▶ **Goal of the exercise**
Reproduce all the lines below exactly and omit the images.

[Start of Available data]

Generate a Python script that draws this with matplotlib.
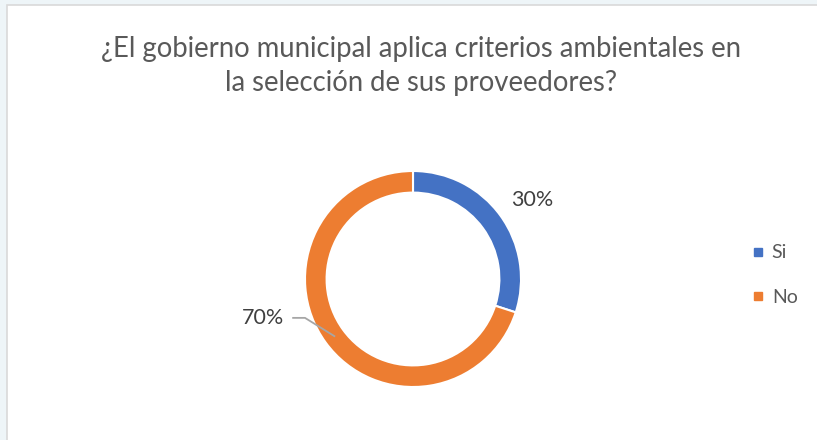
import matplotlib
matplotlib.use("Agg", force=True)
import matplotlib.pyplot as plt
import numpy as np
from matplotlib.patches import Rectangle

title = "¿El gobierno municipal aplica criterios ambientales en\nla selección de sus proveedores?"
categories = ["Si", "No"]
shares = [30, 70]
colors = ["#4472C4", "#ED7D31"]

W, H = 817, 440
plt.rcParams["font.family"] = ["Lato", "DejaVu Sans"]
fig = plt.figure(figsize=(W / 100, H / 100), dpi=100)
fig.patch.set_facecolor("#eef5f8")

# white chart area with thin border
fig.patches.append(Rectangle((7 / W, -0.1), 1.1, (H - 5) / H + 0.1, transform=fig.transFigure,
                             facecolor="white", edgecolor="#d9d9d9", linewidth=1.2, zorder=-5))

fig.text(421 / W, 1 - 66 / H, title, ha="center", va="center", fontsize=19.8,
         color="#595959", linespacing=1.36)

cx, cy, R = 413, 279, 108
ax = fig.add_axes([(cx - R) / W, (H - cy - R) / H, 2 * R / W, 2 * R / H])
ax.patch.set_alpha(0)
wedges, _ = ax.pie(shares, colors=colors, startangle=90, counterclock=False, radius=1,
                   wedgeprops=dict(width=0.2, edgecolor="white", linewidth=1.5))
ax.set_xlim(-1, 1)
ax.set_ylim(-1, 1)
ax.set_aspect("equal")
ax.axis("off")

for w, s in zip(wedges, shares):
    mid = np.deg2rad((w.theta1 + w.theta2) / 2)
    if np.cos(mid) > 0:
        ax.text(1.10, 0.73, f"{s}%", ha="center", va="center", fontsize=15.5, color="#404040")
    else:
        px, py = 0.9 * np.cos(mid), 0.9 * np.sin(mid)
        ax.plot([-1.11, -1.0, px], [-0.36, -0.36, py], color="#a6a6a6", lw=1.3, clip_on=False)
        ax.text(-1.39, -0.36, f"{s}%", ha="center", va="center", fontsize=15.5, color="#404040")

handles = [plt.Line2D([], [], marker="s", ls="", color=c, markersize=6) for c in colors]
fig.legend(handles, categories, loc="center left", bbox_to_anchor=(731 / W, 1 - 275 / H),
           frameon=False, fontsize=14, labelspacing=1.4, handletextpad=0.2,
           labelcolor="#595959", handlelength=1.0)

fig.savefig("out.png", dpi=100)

[End of Available data]

▶ **Finished task**
Generate a Python script that draws this with matplotlib.
import matplotlib
matplotlib.use("Agg", force=True)
import matplotlib.pyplot as plt
import numpy as np
from matplotlib.patches import Rectangle

title = "¿El gobierno municipal aplica criterios ambientales en\nla selección de sus proveedores?"
categories = ["Si", "No"]
shares = [30, 70]
colors = ["#4472C4", "#ED7D31"]

W, H = 817, 440
plt.rcParams["font.family"] = ["Lato", "DejaVu Sans"]
fig = plt.figure(figsize=(W / 100, H / 100), dpi=100)
fig.patch.set_facecolor("#eef5f8")

# white chart area with thin border
fig.patches.append(Rectangle((7 / W, -0.1), 1.1, (H - 5) / H + 0.1, transform=fig.transFigure,
                             facecolor="white", edgecolor="#d9d9d9", linewidth=1.2, zorder=-5))

fig.text(421 / W, 1 - 66 / H, title, ha="center", va="center", fontsize=19.8,
         color="#595959", linespacing=1.36)

cx, cy, R = 413, 279, 108
ax = fig.add_axes([(cx - R) / W, (H - cy - R) / H, 2 * R / W, 2 * R / H])
ax.patch.set_alpha(0)
wedges, _ = ax.pie(shares, colors=colors, startangle=90, counterclock=False, radius=1,
                   wedgeprops=dict(width=0.2, edgecolor="white", linewidth=1.5))
ax.set_xlim(-1, 1)
ax.set_ylim(-1, 1)
ax.set_aspect("equal")
ax.axis("off")

for w, s in zip(wedges, shares):
    mid = np.deg2rad((w.theta1 + w.theta2) / 2)
    if np.cos(mid) > 0:
        ax.text(1.10, 0.73, f"{s}%", ha="center", va="center", fontsize=15.5, color="#404040")
    else:
        px, py = 0.9 * np.cos(mid), 0.9 * np.sin(mid)
        ax.plot([-1.11, -1.0, px], [-0.36, -0.36, py], color="#a6a6a6", lw=1.3, clip_on=False)
        ax.text(-1.39, -0.36, f"{s}%", ha="center", va="center", fontsize=15.5, color="#404040")

handles = [plt.Line2D([], [], marker="s", ls="", color=c, markersize=6) for c in colors]
fig.legend(handles, categories, loc="center left", bbox_to_anchor=(731 / W, 1 - 275 / H),
           frameon=False, fontsize=14, labelspacing=1.4, handletextpad=0.2,
           labelcolor="#595959", handlelength=1.0)

fig.savefig("out.png", dpi=100)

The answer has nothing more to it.